Author: Yan Krivonosov

We have gotten used to looking at America. It has always been this way: where the USA is, there is the epicenter of the global storm. The Great Depression, the oil crisis of the 70s, the dot-com bubble, the mortgage collapse of 2008... The American market sneezes — the world economy catches pneumonia. Today we are once again on the brink of that very moment, and it seems that this time we are facing the most serious crisis in the last 100 years. But let's agree right away: this is not a panic report. This is an attempt to understand where we are and why a crisis always brings new opportunities.

Inflation: the American pump and global chaos.

It all starts with money. On February 25, employees of the International Monetary Fund (IMF) published a report that should have shaken investors but passed somewhat routinely. The fund's specialists predict that inflation in the USA will not return to the Federal Reserve's target of 2% until the beginning of 2027. The reason? A gigantic budget deficit (7-8% of GDP) and national debt, which will reach 140% of GDP by 2031.

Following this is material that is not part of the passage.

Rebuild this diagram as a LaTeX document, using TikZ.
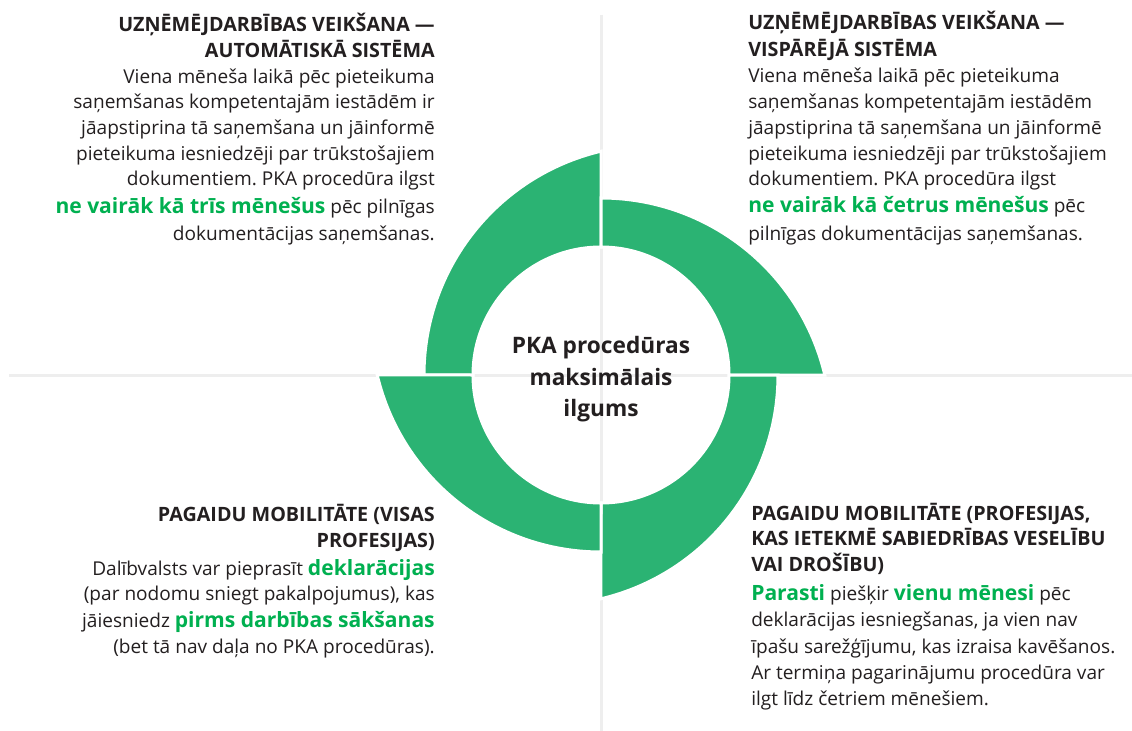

The situation is stalemate. If inflation does not recede, the Fed cannot lower rates (currently at 3.5-3.75%). A high rate strengthens the dollar and makes American bonds attractive, with yields hovering around 4.69%. This is a classic scenario of a 'safe haven', where money moves from risky assets like cryptocurrencies into US government debt.

And if the States turn on the printing press again to plug holes in the budget (as they have done many times before), the world will drown in inflation. The dollar will become more expensive for everyone else, commodities will start rising in price, and emerging markets will take a body blow.

Generation Z and the 'quiet' cities of China.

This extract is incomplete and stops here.